WWCD – Chris handled multiple guests, but he told me stories about taking the time to drink with one, then have a cigarette with another. He had a great time and divided his attention equally. I know I was assigned to only one guest, but when I meet the others, I need to learn to focus my attention on them right away, even if it’s for a few minutes. Again, I have a hard time talking to strangers and my default position is one of shyness/introvert. But Chris had such a great time and got to know all of them, so I think he did a much better job than me at creating an impression. Memory wise, the guests would remember a cool guy they hung out with and then there was that crazy Asian girl that ran around like crazy, not thanking or talking to people properly.

Really messed up with Karl Urban (Dr. McCoy, Star Trek) on this one as I didn’t get a chance to read his bio, so I asked if he was British which made me seem silly as he is from New Zealand.  Need to read more bios next time!

4) Have fun!

As you can imagine from the scenarios above, I was not exactly a great person to hang out with as I was like a mother worried about her child most of the time. My guest had a great time, Chris had a great time and I think I could have had a better time if I learn how to do things more like him.
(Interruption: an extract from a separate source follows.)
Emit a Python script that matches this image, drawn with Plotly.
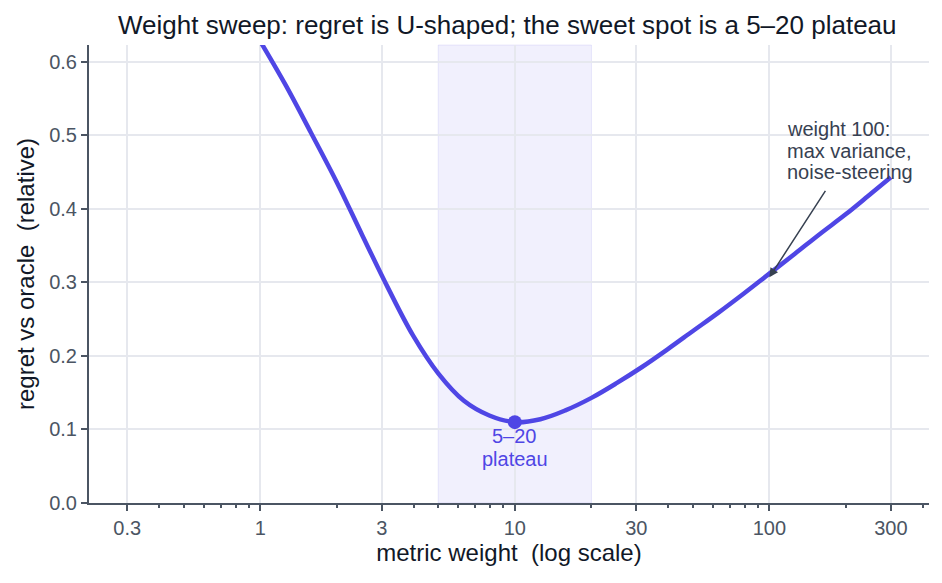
import math
import plotly.graph_objects as go

# weight sweep
weights = [1, 1.26, 1.58, 2, 2.51, 3.16, 3.98, 5.01, 6.31, 7.94, 10, 12.6, 15.8, 20, 25.1,
           31.6, 39.8, 50.1, 63.1, 79.4, 100, 126, 158, 200, 251, 300]
regret = [0.628, 0.568, 0.504, 0.436, 0.365, 0.294, 0.228, 0.176, 0.139, 0.119, 0.110, 0.114,
          0.126, 0.143, 0.163, 0.185, 0.209, 0.234, 0.259, 0.285, 0.312, 0.339, 0.366, 0.393,
          0.421, 0.443]

best_w = 10
best_r = 0.110
plateau = [5, 20]
note_w = 100
note_r = 0.307
note_lines = ["weight 100:", "max variance,", "noise-steering"]

xticks = [0.3, 1, 3, 10, 30, 100, 300]
xticklabels = ["0.3", "1", "3", "10", "30", "100", "300"]
yticks = [0, 0.1, 0.2, 0.3, 0.4, 0.5, 0.6]

INDIGO = "#4F46E5"
AXIS = "#4B5563"
GRID = "#E6E8EE"
INK = "#111827"

minor_vals = [m * 10 ** d for d in range(-1, 3) for m in range(2, 10) if m * 10 ** d not in xticks]

fig = go.Figure()

fig.add_vrect(x0=plateau[0], x1=plateau[1], fillcolor="rgba(79,70,229,0.08)",
              line=dict(color="rgba(79,70,229,0.10)", width=1), layer="below")

fig.add_trace(go.Scatter(x=weights, y=regret, mode="lines",
                         line=dict(color=INDIGO, width=4.5, shape="spline", smoothing=1.0),
                         showlegend=False, hoverinfo="skip"))

fig.add_trace(go.Scatter(x=[best_w], y=[best_r], mode="markers",
                         marker=dict(color=INDIGO, size=14), showlegend=False))

# plateau label, one line at a time
for txt, dy in zip(["5–20", "plateau"], [-14, -37]):
    fig.add_annotation(x=math.log10(best_w), y=best_r, text=txt, showarrow=False,
                       yanchor="middle", yshift=dy, font=dict(color=INDIGO, size=20))

# arrow to weight 100
fig.add_annotation(x=math.log10(note_w), y=note_r, text="", showarrow=True,
                   arrowhead=2, arrowsize=1.2, arrowwidth=1.5, arrowcolor="#374151",
                   ax=57, ay=-88)
for txt, dy in zip(note_lines, [148, 126, 105]):
    fig.add_annotation(x=math.log10(note_w), y=note_r, text=txt, showarrow=False,
                       xanchor="left", yanchor="middle", xshift=16, yshift=dy,
                       font=dict(color="#374151", size=20))

fig.update_layout(
    width=942, height=583,
    margin=dict(l=81, r=21, t=37, b=88),
    paper_bgcolor="white", plot_bgcolor="white",
    font=dict(family="Liberation Sans, Arial, sans-serif", size=20, color=AXIS),
    title=dict(text="Weight sweep: regret is U-shaped; the sweet spot is a 5–20 plateau",
               xref="container", x=0.53, xanchor="center",
               yref="container", y=0.971, yanchor="middle",
               font=dict(size=26, color=INK)),
)

fig.update_xaxes(
    type="log",
    range=[math.log10(0.3) - 0.15, math.log10(300) + 0.15],
    tickvals=xticks, ticktext=xticklabels,
    ticks="outside", ticklen=6, tickcolor=AXIS, tickwidth=1.5,
    showline=True, linecolor=AXIS, linewidth=2,
    showgrid=True, gridcolor=GRID, gridwidth=1.5,
    zeroline=False,
    minor=dict(tickvals=minor_vals, ticks="outside", ticklen=3, tickcolor=AXIS, showgrid=False),
    title=dict(text="metric weight  (log scale)", font=dict(size=24, color=INK), standoff=4),
)

fig.update_yaxes(
    range=[0, 0.623],
    tickvals=yticks, tickformat=".1f",
    ticks="outside", ticklen=6, tickcolor=AXIS, tickwidth=1.5,
    showline=True, linecolor=AXIS, linewidth=2,
    showgrid=True, gridcolor=GRID, gridwidth=1.5,
    zeroline=False,
    title=dict(text="regret vs oracle  (relative)", font=dict(size=24, color=INK), standoff=8),
)

fig.write_html("out.html")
It was a privilege to have done some guest work at this convention and hopefully next year I’ll have more fun if I get to work with Chris!

“Do your time, to pay the price
For every thing you’ve done wrong, baby
In your life, you get so high
There’s nowhere left to go but down
Don’t believe that no one cares
‘Cause we’re here waiting for you, baby
Do your time
and then come home for good”
-Sloan, Everything You’ve Done Wrong – an awesome song, popped into my head when I was thinking about writing all this!